A Man for All Seasons
In the early 1530s, the English King Henry VIII decides to break from the Roman Catholic Church and find a new queen. But one man defies him. In this 1966 classic, actor Paul Scofield portrays Sir Thomas More’s refusal to go against his own conscience by accepting his king’s demands and abandoning his Catholic faith.

Luther
In this 2003 retelling of Martin Luther’s story, actor Joseph Fiennes depicts the man who turned the world upside down with a message of God’s grace. Not only a story of high politics and religion, the movie tenderly depicts Luther’s pastoral concern for his parishioners and his love for his wife.

The Radicals
In 1525, Michael Sattler – who would become a leader of the Anabaptist movement – flees his religious order and sets out to find the truth that will set him free. What he discovers is the believers’ church, founded upon the principles of the New Testament and cut off from the control of the state. But for his discovery, he pays a great price. Starring Norbert Weisser, this 1990 film memorializes the radicals who are ancestors of the modern-day Mennonites and other Anabaptist groups.

Audio

Martin Luther’s Here I Stand: The Speech that Launched the Protestant Reformation
In this audio recording, dramatist Max McLean recounts Luther’s fateful speech during the Diet of Worms in 1521, when he refused to recant his view and instead took his stand upon Scripture alone.

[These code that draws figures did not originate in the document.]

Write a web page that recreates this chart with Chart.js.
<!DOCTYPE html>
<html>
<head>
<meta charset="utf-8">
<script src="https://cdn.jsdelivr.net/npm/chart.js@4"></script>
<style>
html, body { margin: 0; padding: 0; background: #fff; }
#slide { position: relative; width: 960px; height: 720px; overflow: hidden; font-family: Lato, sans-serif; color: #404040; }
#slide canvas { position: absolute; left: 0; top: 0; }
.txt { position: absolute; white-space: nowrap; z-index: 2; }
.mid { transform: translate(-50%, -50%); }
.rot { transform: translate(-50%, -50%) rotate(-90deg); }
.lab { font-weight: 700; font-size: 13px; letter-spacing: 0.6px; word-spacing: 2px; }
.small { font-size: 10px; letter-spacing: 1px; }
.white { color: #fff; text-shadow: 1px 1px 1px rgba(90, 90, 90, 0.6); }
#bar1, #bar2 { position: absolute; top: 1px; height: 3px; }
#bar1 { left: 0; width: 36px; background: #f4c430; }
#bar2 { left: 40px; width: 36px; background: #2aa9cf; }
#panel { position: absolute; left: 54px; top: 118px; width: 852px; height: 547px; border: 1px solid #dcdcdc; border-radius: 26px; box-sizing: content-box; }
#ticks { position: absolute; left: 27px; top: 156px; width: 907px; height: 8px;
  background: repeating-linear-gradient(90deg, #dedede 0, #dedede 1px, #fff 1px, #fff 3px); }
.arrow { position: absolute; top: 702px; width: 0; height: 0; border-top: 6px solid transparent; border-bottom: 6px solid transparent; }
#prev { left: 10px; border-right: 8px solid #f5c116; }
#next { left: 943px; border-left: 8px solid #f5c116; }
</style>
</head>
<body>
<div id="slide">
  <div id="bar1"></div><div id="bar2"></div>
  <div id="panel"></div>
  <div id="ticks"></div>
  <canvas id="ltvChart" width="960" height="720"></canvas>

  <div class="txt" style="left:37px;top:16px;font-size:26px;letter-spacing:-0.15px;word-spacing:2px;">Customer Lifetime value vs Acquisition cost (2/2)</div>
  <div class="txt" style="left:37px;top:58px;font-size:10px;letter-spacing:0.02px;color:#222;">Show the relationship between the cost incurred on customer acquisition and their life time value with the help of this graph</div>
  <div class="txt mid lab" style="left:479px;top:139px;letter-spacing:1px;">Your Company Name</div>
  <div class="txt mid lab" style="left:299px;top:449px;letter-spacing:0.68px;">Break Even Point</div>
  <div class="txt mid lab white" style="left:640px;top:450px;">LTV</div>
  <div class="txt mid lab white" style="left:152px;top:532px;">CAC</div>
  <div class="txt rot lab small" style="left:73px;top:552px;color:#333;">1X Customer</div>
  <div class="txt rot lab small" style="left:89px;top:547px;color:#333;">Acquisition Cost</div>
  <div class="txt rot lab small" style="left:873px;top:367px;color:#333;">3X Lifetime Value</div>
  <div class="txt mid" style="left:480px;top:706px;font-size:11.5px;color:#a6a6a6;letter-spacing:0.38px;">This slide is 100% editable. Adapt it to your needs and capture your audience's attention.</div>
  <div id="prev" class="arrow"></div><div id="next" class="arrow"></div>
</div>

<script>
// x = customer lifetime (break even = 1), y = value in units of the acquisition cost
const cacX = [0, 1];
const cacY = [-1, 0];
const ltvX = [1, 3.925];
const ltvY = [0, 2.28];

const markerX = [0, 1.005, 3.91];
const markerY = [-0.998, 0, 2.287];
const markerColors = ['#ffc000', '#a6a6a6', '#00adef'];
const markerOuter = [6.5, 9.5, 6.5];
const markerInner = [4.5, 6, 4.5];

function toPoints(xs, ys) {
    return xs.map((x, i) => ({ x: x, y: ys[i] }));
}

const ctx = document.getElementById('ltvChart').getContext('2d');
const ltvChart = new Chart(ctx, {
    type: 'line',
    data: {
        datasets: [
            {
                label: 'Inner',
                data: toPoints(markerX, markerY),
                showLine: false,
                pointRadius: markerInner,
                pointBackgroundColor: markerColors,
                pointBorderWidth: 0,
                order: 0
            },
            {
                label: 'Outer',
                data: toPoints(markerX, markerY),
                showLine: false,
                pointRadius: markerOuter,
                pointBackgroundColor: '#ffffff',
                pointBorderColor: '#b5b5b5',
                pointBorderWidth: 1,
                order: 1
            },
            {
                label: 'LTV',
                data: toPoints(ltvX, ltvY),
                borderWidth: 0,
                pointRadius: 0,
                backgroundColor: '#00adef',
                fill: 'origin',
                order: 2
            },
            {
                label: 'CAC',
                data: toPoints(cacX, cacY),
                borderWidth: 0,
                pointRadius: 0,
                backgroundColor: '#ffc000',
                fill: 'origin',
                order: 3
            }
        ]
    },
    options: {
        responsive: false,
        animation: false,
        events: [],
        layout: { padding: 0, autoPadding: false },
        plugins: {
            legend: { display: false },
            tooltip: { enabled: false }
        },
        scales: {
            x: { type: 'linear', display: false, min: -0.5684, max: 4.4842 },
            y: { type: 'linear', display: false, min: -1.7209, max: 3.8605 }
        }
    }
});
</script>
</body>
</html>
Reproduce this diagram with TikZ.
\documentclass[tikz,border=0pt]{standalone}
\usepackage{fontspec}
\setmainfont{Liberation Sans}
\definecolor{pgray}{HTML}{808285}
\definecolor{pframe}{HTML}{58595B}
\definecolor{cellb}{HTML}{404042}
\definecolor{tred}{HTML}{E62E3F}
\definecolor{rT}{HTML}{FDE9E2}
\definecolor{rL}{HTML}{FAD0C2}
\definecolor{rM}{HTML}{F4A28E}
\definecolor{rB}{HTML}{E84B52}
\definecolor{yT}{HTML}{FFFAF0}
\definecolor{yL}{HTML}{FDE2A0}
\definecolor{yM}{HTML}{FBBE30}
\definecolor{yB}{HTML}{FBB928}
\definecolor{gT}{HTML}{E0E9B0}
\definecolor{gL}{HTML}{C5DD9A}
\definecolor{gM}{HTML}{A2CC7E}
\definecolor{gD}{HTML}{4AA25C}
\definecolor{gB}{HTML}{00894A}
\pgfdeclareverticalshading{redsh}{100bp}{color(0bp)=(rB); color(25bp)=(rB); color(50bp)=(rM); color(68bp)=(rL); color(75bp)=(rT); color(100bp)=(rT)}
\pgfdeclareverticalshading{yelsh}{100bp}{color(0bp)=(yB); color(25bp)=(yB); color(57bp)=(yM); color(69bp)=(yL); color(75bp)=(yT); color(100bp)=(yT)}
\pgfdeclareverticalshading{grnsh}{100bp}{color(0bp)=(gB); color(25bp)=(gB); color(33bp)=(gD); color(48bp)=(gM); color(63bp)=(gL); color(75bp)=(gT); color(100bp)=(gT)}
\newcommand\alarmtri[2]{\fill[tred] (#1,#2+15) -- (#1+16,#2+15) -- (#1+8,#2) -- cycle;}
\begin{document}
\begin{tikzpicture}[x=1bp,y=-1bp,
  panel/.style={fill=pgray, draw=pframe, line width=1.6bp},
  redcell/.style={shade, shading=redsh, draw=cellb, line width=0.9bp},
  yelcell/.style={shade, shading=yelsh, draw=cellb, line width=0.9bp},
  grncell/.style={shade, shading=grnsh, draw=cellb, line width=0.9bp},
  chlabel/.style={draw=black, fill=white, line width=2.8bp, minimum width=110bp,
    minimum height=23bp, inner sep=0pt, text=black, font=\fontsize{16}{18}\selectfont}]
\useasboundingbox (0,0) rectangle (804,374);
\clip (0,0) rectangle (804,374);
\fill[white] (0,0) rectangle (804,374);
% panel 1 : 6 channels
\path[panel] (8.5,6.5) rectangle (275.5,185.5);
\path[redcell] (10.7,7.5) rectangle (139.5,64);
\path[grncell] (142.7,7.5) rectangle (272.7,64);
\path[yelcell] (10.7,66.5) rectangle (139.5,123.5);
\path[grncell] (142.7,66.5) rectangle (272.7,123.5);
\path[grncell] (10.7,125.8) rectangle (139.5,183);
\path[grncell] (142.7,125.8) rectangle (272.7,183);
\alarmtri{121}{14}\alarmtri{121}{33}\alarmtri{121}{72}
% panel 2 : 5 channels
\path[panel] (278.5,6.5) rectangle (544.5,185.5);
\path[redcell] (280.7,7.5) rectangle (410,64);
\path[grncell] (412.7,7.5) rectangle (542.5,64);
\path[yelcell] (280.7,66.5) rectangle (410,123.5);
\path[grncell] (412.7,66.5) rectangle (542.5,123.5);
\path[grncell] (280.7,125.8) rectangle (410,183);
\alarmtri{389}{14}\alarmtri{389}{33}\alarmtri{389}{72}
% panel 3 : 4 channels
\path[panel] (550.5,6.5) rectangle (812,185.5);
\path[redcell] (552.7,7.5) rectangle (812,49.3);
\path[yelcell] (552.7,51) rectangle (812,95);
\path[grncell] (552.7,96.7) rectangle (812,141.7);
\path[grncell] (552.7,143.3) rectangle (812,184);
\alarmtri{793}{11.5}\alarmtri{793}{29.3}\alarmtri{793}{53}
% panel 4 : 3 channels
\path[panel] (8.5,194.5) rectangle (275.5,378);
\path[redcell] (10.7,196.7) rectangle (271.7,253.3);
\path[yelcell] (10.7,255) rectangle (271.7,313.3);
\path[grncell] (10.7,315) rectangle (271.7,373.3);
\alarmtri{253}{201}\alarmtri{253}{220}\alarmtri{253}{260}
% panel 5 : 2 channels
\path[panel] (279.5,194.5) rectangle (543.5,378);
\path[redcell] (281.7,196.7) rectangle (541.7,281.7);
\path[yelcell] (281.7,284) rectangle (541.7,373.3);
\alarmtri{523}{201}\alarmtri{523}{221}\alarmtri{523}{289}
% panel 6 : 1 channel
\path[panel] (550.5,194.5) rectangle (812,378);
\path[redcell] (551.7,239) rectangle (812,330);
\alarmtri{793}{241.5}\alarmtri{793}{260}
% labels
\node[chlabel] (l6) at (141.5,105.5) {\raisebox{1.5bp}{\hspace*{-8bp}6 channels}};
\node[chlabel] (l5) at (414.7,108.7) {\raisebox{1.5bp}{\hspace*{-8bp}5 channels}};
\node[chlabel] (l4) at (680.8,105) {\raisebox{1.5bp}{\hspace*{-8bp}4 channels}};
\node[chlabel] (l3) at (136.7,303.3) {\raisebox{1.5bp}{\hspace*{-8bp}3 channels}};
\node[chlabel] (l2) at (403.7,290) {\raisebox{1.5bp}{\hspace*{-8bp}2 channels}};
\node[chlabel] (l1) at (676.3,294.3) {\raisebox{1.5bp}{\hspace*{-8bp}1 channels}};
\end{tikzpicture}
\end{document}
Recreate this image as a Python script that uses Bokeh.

McClean’s dramatic reading brings Luther’s famous “Here I Stand” speech to life.

Reformation Must Reads

  • Roland H. Bainton, Here I Stand (Penguin Books, 1995).
  • Diarmaid MacCulloch, The Reformation: A History (Viking, 2003).
  • Timothy George, Theology of the Reformers (B&H Academic, 2013)
  • James R. Payton Jr., Getting the Reformation Wrong: Correcting Some Misunderstandings (IVP Academic, 2010).
  • Denis R. Janz (editor), A Reformation Reader: Primary Texts with Introductions (Fortress Press, 2008).